Um dos erros mais comuns dos adeptos é confundir as escolas com fábricas de craques, não o são apesar de darem muito ao futebol nacional e internacional. São acima de tudo espaço de desenvolvimento humano. São, digamos que Faculdades de jogadores de futebol e mais ninguém o consegue como nós. Destas faculdades saem todos os anos jogadores médios, jogadores bons e às vezes grandes jogadores. Não saem de certeza jogadores maus e isso é o sucesso das Academias do Sporting.

Várias notícias dão conta do projecto de internacionalização das Academias, com base em África, Ásia e no futuro América do Norte e Sul. É um desígnio ambicioso, mas que nos deveria orgulhar e ser estimulado com um pouco mais de interesse por parte dos sócios. Em muitos detalhes é fácil de entender que os Sportinguistas olham com alheamento os sucessos da formação o que é errado. Se o projecto for em frente com a segurança que tem tido, num futuro próximo seremos mais conhecidos pelas nossas escolas, do que pelas nossas escassas vitórias. Alguns verão nisso um problema, eu vejo um diferencial que em tudo tem bases fortíssimas para ajudar nas vitórias do futuro.

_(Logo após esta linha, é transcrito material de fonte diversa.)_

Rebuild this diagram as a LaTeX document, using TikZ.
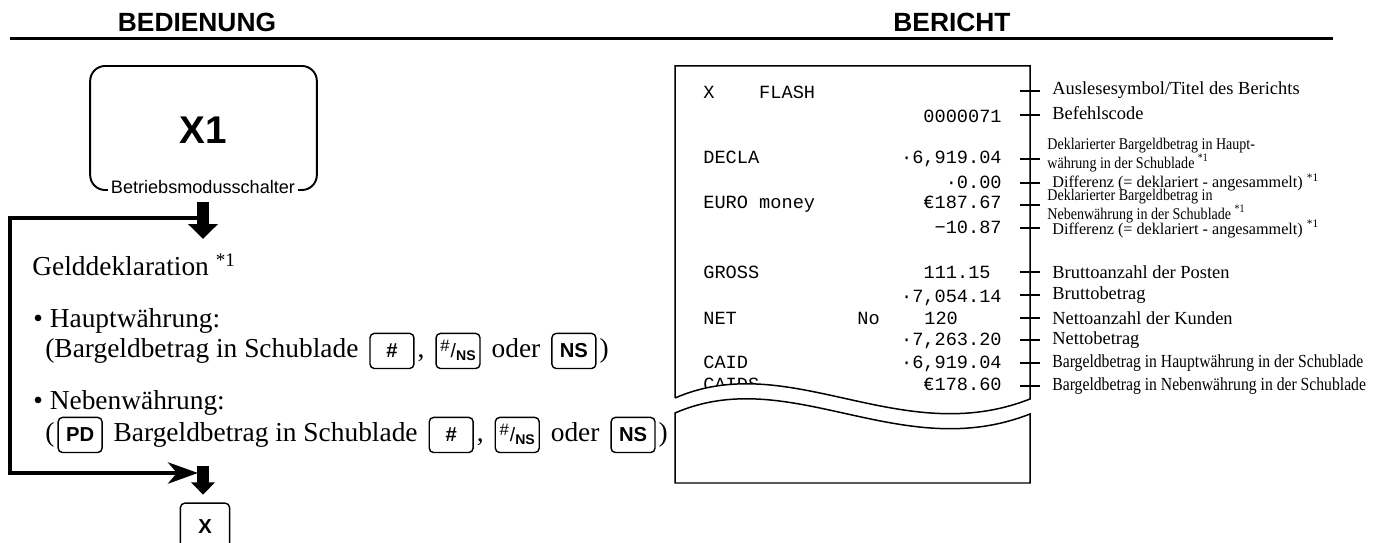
\documentclass[tikz,border=0pt]{standalone}
\usepackage{fontspec}
\setmainfont{Liberation Serif}
\setsansfont{Liberation Sans}
\setmonofont{Liberation Mono}
\usepackage{graphicx}
\usetikzlibrary{positioning,arrows.meta}
\newcommand{\nsbruch}{{\fontsize{9.5}{9.5}\selectfont\mdseries\raisebox{0.4em}{\#}}\kern0.05em{\fontsize{11}{11}\selectfont\mdseries/}\kern0em{\fontsize{8}{8}\selectfont\raisebox{-0.2em}{NS}}}
\begin{document}
\begin{tikzpicture}[x=0.02cm,y=-0.02cm,
  kopf/.style={font=\fontsize{15}{15}\selectfont\sffamily\bfseries},
  txt/.style={inner sep=0pt,anchor=base west,font=\fontsize{15.6}{16}\selectfont},
  taste/.style={draw,line width=0.8pt,rounded corners=2.5pt,minimum width=25pt,minimum height=20pt,
    text height=8pt,text depth=0pt,inner sep=0pt,font=\fontsize{11.5}{11.5}\selectfont\sffamily\bfseries},
  bon/.style={inner sep=0pt,font=\fontsize{10.6}{10.6}\selectfont\ttfamily},
  erkl/.style={inner sep=0pt,anchor=west,align=left,font=\fontsize{10.5}{11}\selectfont},
  dickpfeil/.style={line width=6.3pt,-{Triangle[length=8.5pt,width=16.5pt]}},
  schleife/.style={line width=2.8pt,-{Stealth[length=17pt,width=12pt,inset=5pt]}}]
\clip (0,0) rectangle (1386,543);
\node[kopf] (bedienung) at (197,22) {BEDIENUNG};
\node[kopf] (bericht) at (952,22) {BERICHT};
\draw[line width=1.4pt] (10,38.5) -- (1333,38.5);
\node[draw,line width=1.1pt,rounded corners=8.5pt,minimum width=129pt,minimum height=70.6pt] (schalter) at (203.5,128) {};
\node[font=\fontsize{22}{22}\selectfont\sffamily\bfseries] (xeins) at (203,130) {X1};
\node[fill=white,inner sep=1.5pt,font=\fontsize{10.3}{10.3}\selectfont\sffamily] (modus) at (203,187) {Betriebsmodusschalter};
\coordinate (k1) at (203,218);
\coordinate (e1) at (10,218);
\coordinate (e2) at (10,473);
\coordinate (k2) at (198,473);
\coordinate (a2) at (203,239);
\draw[schleife] (k1) -- (e1) -- (e2) -- (k2);
\draw[dickpfeil] ([yshift=-3pt]modus.south) -- (a2);
\node[txt] (geld) at (32,276) {Gelddeklaration \textsuperscript{*1}};
\node[txt] (haupt) at (33,328) {• Hauptwährung:};
\node[txt] (z1a) at (45,358) {(Bargeldbetrag in Schublade};
\node[taste,base right=6pt of z1a] (z1k1) {\#};
\node[txt,base right=1.5pt of z1k1] (z1b) {,};
\node[taste,base right=6pt of z1b] (z1k2) {\nsbruch};
\node[txt,base right=6pt of z1k2] (z1c) {oder};
\node[taste,base right=6pt of z1c] (z1k3) {NS};
\node[txt,base right=1.5pt of z1k3] (z1d) {)};
\node[txt] (neben) at (33,410) {• Nebenwährung:};
\node[txt] (z2a) at (45,442) {(};
\node[taste,base right=1.5pt of z2a] (z2k0) {PD};
\node[txt,base right=6pt of z2k0] (z2b) {Bargeldbetrag in Schublade};
\node[taste,base right=6pt of z2b] (z2k1) {\#};
\node[txt,base right=1.5pt of z2k1] (z2c) {,};
\node[taste,base right=6pt of z2c] (z2k2) {\nsbruch};
\node[txt,base right=6pt of z2k2] (z2d) {oder};
\node[taste,base right=6pt of z2d] (z2k3) {NS};
\node[txt,base right=1.5pt of z2k3] (z2e) {)};
\node[taste,minimum width=28pt,minimum height=26pt] (xtaste) at (205,526) {X};
\coordinate (a3) at (203,466);
\draw[line width=6.3pt,-{Triangle[length=7pt,width=13.5pt]},shorten >=4.5pt] (a3) -- (a3 |- xtaste.north);
\node[bon,anchor=base west] (r1) at (703,99) {X\ \ \ \ FLASH};
\node[bon,anchor=base east] (r2) at (1002,123) {0000071};
\node[bon,anchor=base west] (r3) at (703,164) {DECLA};
\node[bon,anchor=base east] (r3b) at (1002,164) {·6,919.04};
\node[bon,anchor=base east] (r4) at (1002,189) {·0.00};
\node[bon,anchor=base west] (r5) at (703,209) {EURO money};
\node[bon,anchor=base east] (r5b) at (1002,209) {€187.67};
\node[bon,anchor=base east] (r6) at (1002,234) {−10.87};
\node[bon,anchor=base west] (r7) at (703,279) {GROSS};
\node[bon,anchor=base east] (r7b) at (991,279) {111.15};
\node[bon,anchor=base east] (r8) at (1002,303) {·7,054.14};
\node[bon,anchor=base west] (r9) at (703,325) {NET};
\node[bon,anchor=base west] (r9b) at (857,325) {No};
\node[bon,anchor=base west] (r9c) at (924,325) {120};
\node[bon,anchor=base east] (r10) at (1002,346) {·7,263.20};
\node[bon,anchor=base west] (r11) at (703,369) {CAID};
\node[bon,anchor=base east] (r11b) at (1002,369) {·6,919.04};
\node[bon,anchor=base west] (r12) at (703,391) {CAIDS};
\node[bon,anchor=base east] (r12b) at (1002,391) {€178.60};
\fill[white] (675,398) .. controls (790,348) and (900,450) .. (1030,399) -- (1030,414) .. controls (900,465) and (790,363) .. (675,413) -- cycle;
\draw[line width=0.85pt] (675,398) -- (675,66) -- (1030,66) -- (1030,399) .. controls (900,450) and (790,348) .. (675,398);
\draw[line width=0.85pt] (675,413) .. controls (790,363) and (900,465) .. (1030,414) -- (1030,483) -- (675,483) -- cycle;
\foreach \y in {91,115,159,183,205,228,272,295,318,340,363,386}
  \draw[line width=0.6pt] (1020,\y) -- (1040,\y);
\node[erkl] (b1) at (1052,90) {Auslesesymbol/Titel des Berichts};
\node[erkl] (b2) at (1052,113) {Befehlscode};
\node[erkl,font=\fontsize{9.3}{9.4}\selectfont] (b3) at (1047,155) {\scalebox{0.86}[1]{Deklarierter Bargeldbetrag in Haupt-}\\\scalebox{0.86}[1]{währung in der Schublade \textsuperscript{*1}}};
\node[erkl,font=\fontsize{9.3}{9.3}\selectfont] (b4) at (1052,182.5) {\scalebox{0.99}[1]{Differenz (= deklariert - angesammelt) \textsuperscript{*1}}};
\node[erkl,font=\fontsize{9.3}{8.6}\selectfont] (b5) at (1047,206) {\scalebox{0.86}[1]{Deklarierter Bargeldbetrag in}\\\scalebox{0.86}[1]{Nebenwährung in der Schublade \textsuperscript{*1}}};
\node[erkl,font=\fontsize{9.3}{9.3}\selectfont] (b6) at (1052,229) {\scalebox{0.99}[1]{Differenz (= deklariert - angesammelt) \textsuperscript{*1}}};
\node[erkl] (b7) at (1052,272) {Bruttoanzahl der Posten};
\node[erkl] (b8) at (1052,295) {Bruttobetrag};
\node[erkl] (b9) at (1052,318) {Nettoanzahl der Kunden};
\node[erkl] (b10) at (1052,340) {Nettobetrag};
\node[erkl] (b11) at (1052,363) {\scalebox{0.85}[1]{Bargeldbetrag in Hauptwährung in der Schublade}};
\node[erkl] (b12) at (1052,386) {\scalebox{0.85}[1]{Bargeldbetrag in Nebenwährung in der Schublade}};
\end{tikzpicture}
\end{document}
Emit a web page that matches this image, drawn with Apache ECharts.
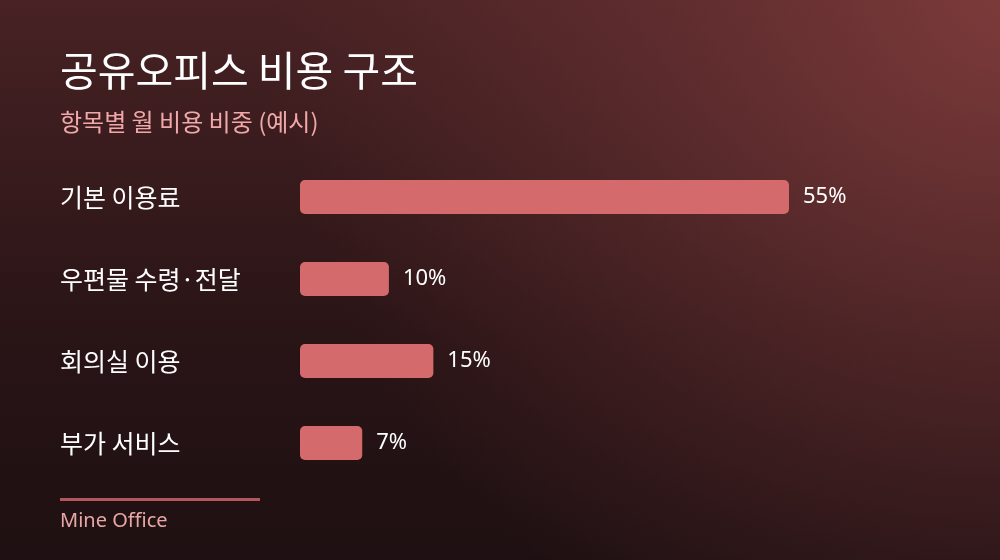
<!DOCTYPE html>
<html><head><meta charset="utf-8">
<script src="https://cdn.jsdelivr.net/npm/echarts@6/dist/echarts.min.js"></script>
<style>html,body{margin:0;padding:0;background:#1e1012}#c{width:1000px;height:560px}</style>
</head><body><div id="c"></div>
<script>
const titleText = '공유오피스 비용 구조';
const subtitleText = '항목별 월 비용 비중 (예시)';
const sourceText = 'Mine Office';
const categories = ['기본 이용료', '우편물 수령·전달', '회의실 이용', '부가 서비스'];
const shares = [55, 10, 15, 7];

const FONT = '"Noto Sans CJK KR", "Noto Sans", sans-serif';
const LATIN = '"Noto Sans", "Noto Sans CJK KR", sans-serif';
const chart = echarts.init(document.getElementById('c'), null, {renderer: 'canvas'});
chart.setOption({
  backgroundColor: {
    type: 'linear', x: 0, y: 0, x2: 0, y2: 1,
    colorStops: [{offset: 0, color: '#482224'}, {offset: 0.6, color: '#291416'}, {offset: 1, color: '#1e1012'}]
  },
  graphic: [
    {type: 'rect', z: -10, silent: true, shape: {x: 0, y: 0, width: 1000, height: 560},
      style: {fill: {type: 'radial', x: 1, y: 0, r: 1.3,
        colorStops: [{offset: 0, color: 'rgba(128,60,60,0.92)'}, {offset: 0.45, color: 'rgba(120,56,57,0.5)'}, {offset: 1, color: 'rgba(110,50,52,0)'}]}}},
    {type: 'text', x: 60, y: 70, style: {text: titleText, fill: '#ffffff', font: '400 41px ' + FONT, textVerticalAlign: 'middle'}},
    {type: 'text', x: 60, y: 122, style: {text: subtitleText, fill: '#f0a8a8', font: '24px ' + FONT, textVerticalAlign: 'middle'}},
    {type: 'rect', shape: {x: 60, y: 498, width: 200, height: 3}, style: {fill: '#b0585c'}},
    {type: 'text', x: 60, y: 521, style: {text: sourceText, fill: '#e8a6a6', font: '20px ' + LATIN, textVerticalAlign: 'middle'}}
  ],
  grid: {left: 300, right: 211, top: 156, bottom: 76, containLabel: false},
  xAxis: {type: 'value', min: 0, max: 55, show: false},
  yAxis: {
    type: 'category', data: categories, inverse: true,
    axisLine: {show: false}, axisTick: {show: false},
    axisLabel: {color: '#ffffff', fontSize: 25, fontFamily: FONT, align: 'left', margin: 240, padding: [0, 0, 8, 0]}
  },
  series: [{
    type: 'bar', data: shares, barWidth: 34,
    itemStyle: {color: '#d46a6c', borderRadius: 5},
    label: {show: true, position: 'right', distance: 14, formatter: '{c}%', color: '#ffffff', fontSize: 22, fontFamily: LATIN}
  }]
});
</script></body></html>
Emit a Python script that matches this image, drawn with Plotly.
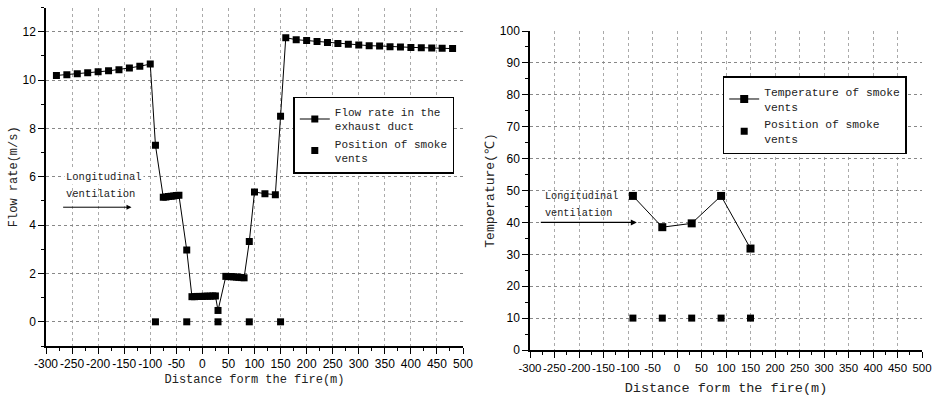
import plotly.graph_objects as go

# ---- data ----
flow_x = [-280, -260, -240, -220, -200, -180, -160, -140, -120, -100,
          -90,
          -75, -70, -65, -60, -55, -50, -45,
          -30,
          -20, -15, -10, -5, 0, 5, 10, 15, 20, 25,
          30,
          45, 50, 55, 60, 65, 70, 75, 80,
          90, 100, 120, 140, 150,
          160, 180, 200, 220, 240, 260, 280, 300, 320, 340, 360, 380, 400,
          420, 440, 460, 480]
flow_y = [10.19, 10.22, 10.26, 10.30, 10.34, 10.38, 10.43, 10.50, 10.57, 10.66,
          7.30,
          5.15, 5.16, 5.18, 5.19, 5.20, 5.22, 5.24,
          2.97,
          1.04, 1.04, 1.05, 1.05, 1.05, 1.06, 1.06, 1.06, 1.07, 1.07,
          0.47,
          1.88, 1.87, 1.87, 1.86, 1.85, 1.84, 1.83, 1.82,
          3.32, 5.37, 5.30, 5.26, 8.50,
          11.75, 11.67, 11.63, 11.59, 11.55, 11.51, 11.48, 11.45, 11.42, 11.41,
          11.38, 11.37, 11.35, 11.34, 11.33, 11.31, 11.30]

vent_x = [-90, -30, 30, 90, 150]
vent_flow_y = [0, 0, 0, 0, 0]
temp_y = [48.3, 38.5, 39.7, 48.3, 31.8]
vent_temp_y = [10, 10, 10, 10, 10]

x_tick_vals = [-300, -250, -200, -150, -100, -50, 0, 50, 100, 150, 200, 250,
               300, 350, 400, 450, 500]
x_tick_text = ["-300", "-250", "-200", "-150", "-100", "-50", "0", "50", "100",
               "150", "200", "250", "300", "350", "400", "450", "500"]

x_title = "Distance form the fire(m)"
left_y_title = "Flow rate(m/s)"
right_y_title = "Temperature(℃)"

MONO = "Liberation Mono"
SANS = "Liberation Sans"

W, H = 933, 398

fig = go.Figure()

fig.add_trace(go.Scatter(
    x=flow_x, y=flow_y, mode="lines+markers",
    name="Flow rate in the<br>exhaust duct",
    line=dict(color="black", width=1),
    marker=dict(symbol="square", size=7, color="black"),
    xaxis="x", yaxis="y", legend="legend"))
fig.add_trace(go.Scatter(
    x=vent_x, y=vent_flow_y, mode="markers",
    name="Position of smoke<br>vents",
    marker=dict(symbol="square", size=7, color="black"),
    xaxis="x", yaxis="y", legend="legend"))

fig.add_trace(go.Scatter(
    x=vent_x, y=temp_y, mode="lines+markers",
    name="Temperature of smoke<br>vents",
    line=dict(color="black", width=1),
    marker=dict(symbol="square", size=8, color="black"),
    xaxis="x2", yaxis="y2", legend="legend2"))
fig.add_trace(go.Scatter(
    x=vent_x, y=vent_temp_y, mode="markers",
    name="Position of smoke<br>vents",
    marker=dict(symbol="square", size=7, color="black"),
    xaxis="x2", yaxis="y2", legend="legend2"))


def xax(domain, anchor, tsize, title_size, standoff):
    return dict(
        domain=domain, anchor=anchor, range=[-300, 500],
        tickmode="array", tickvals=x_tick_vals, ticktext=x_tick_text,
        tickangle=0, automargin=False,
        ticks="outside", ticklen=6, tickwidth=1, tickcolor="black",
        minor=dict(dtick=25, tick0=0, ticks="outside", ticklen=3,
                   tickwidth=1, tickcolor="black", showgrid=False),
        showline=True, linecolor="black", linewidth=1.5,
        showgrid=True, gridcolor="#aaaaaa", griddash="dot", gridwidth=1,
        zeroline=False,
        tickfont=dict(family=SANS, size=tsize, color="black"),
        title=dict(text=x_title, font=dict(family=MONO, size=title_size,
                                           color="#222"), standoff=standoff),
    )


def yax(domain, anchor, rng, dt, mdt, title, title_size, standoff):
    return dict(
        domain=domain, anchor=anchor, range=rng, automargin=False,
        tickmode="linear", tick0=0, dtick=dt,
        ticks="outside", ticklen=6, tickwidth=1, tickcolor="black",
        minor=dict(dtick=mdt, tick0=0, ticks="outside", ticklen=3,
                   tickwidth=1, tickcolor="black", showgrid=False),
        showline=True, linecolor="black", linewidth=1.5,
        showgrid=True, gridcolor="#888888", griddash="dot", gridwidth=1,
        zeroline=False,
        tickfont=dict(family=SANS, size=12, color="black"),
        title=dict(text=title, font=dict(family=MONO, size=title_size,
                                         color="#222"), standoff=standoff),
    )


fig.update_layout(
    width=W, height=H,
    margin=dict(l=0, r=0, t=0, b=0, autoexpand=False),
    paper_bgcolor="white", plot_bgcolor="white",
    showlegend=True,
    xaxis=xax([46 / W, 463 / W], "y", 12, 12, 4),
    yaxis=yax([1 - 346 / H, 1 - 7.5 / H], "x", [-1, 13], 2, 1,
              left_y_title, 12, 2),
    xaxis2=xax([530 / W, 922 / W], "y2", 11.5, 13.5, 10),
    yaxis2=yax([1 - 350 / H, 1 - 31 / H], "x2", [0, 100], 10, 5,
               right_y_title, 13, 2),
    legend=dict(x=293.3 / W, y=1 - 96.7 / H, xanchor="left", yanchor="top",
                bordercolor="black", borderwidth=1.5, bgcolor="white",
                font=dict(family=MONO, size=11, color="#222"),
                tracegroupgap=0),
    legend2=dict(x=722.7 / W, y=1 - 76.3 / H, xanchor="left", yanchor="top",
                 bordercolor="black", borderwidth=1.5, bgcolor="white",
                 font=dict(family=MONO, size=11.3, color="#222"),
                 tracegroupgap=0),
)

# arrows and labels for longitudinal ventilation
fig.add_annotation(x=-136, y=4.74, ax=-270, ay=4.74, xref="x", yref="y",
                   axref="x", ayref="y", text="", showarrow=True,
                   arrowhead=2, arrowsize=1, arrowwidth=1, arrowcolor="black")
fig.add_annotation(x=-266, y=6.0, xref="x", yref="y", text="Longitudinal",
                   showarrow=False, xanchor="left", yanchor="middle",
                   bgcolor="white",
                   font=dict(family=MONO, size=10.5, color="#222"))
fig.add_annotation(x=-266, y=5.29, xref="x", yref="y", text="ventilation",
                   showarrow=False, xanchor="left", yanchor="middle",
                   font=dict(family=MONO, size=10.5, color="#222"))

fig.add_annotation(x=-82, y=40, ax=-281, ay=40, xref="x2", yref="y2",
                   axref="x2", ayref="y2", text="", showarrow=True,
                   arrowhead=2, arrowsize=1, arrowwidth=1.2, arrowcolor="black")
fig.add_annotation(x=-273, y=48.0, xref="x2", yref="y2", text="Longitudinal",
                   showarrow=False, xanchor="left", yanchor="middle",
                   font=dict(family=MONO, size=10.2, color="#222"))
fig.add_annotation(x=-273, y=42.9, xref="x2", yref="y2", text="ventilation",
                   showarrow=False, xanchor="left", yanchor="middle",
                   font=dict(family=MONO, size=10.2, color="#222"))

# remove the browser's default 8px page margin so the figure fills the view
fig.write_html(
    "out.html",
    config={"displayModeBar": False},
    post_script="document.body.style.margin='0';"
                "document.documentElement.style.overflow='hidden';")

Clubes como Auxerre, Ajax, Santos e Barcelona tem usado as suas escolas de referência de formas diferentes. Diferem sobretudo na capacidade de manter os seus “canteranos”, no caso do Auxerre muito pouco tempo, no caso do Barcelona, para sempre.

Espero que consigamos no futuro próximo distinguir a árvore da floresta e apostar mais na transição do nossos atletas da formação para o futebol profissional e dar-lhe os instrumentos mentais para não caírem em extremos de confiança, às vezes demasiada, às vezes nenhuma. Um atleta tem a noção das suas capacidades e tenta ultrapassá-las, isso é o que se chama desporto. Temo que estamos a formar “assalariados” e não desportistas nos últimos tempos. A culpa não é só de quem forma, o mundo e os valores mercantilistas da sociedade pressionam demasiado, o dinheiro é tudo, os valores e a verdade não são nada.

Os meus parabéns sinceros aos profissionais que trabalharam e trabalham nas Academias do Sporting. Muito me orgulho que façam ser cada vez maior o meu clube: o Sporting.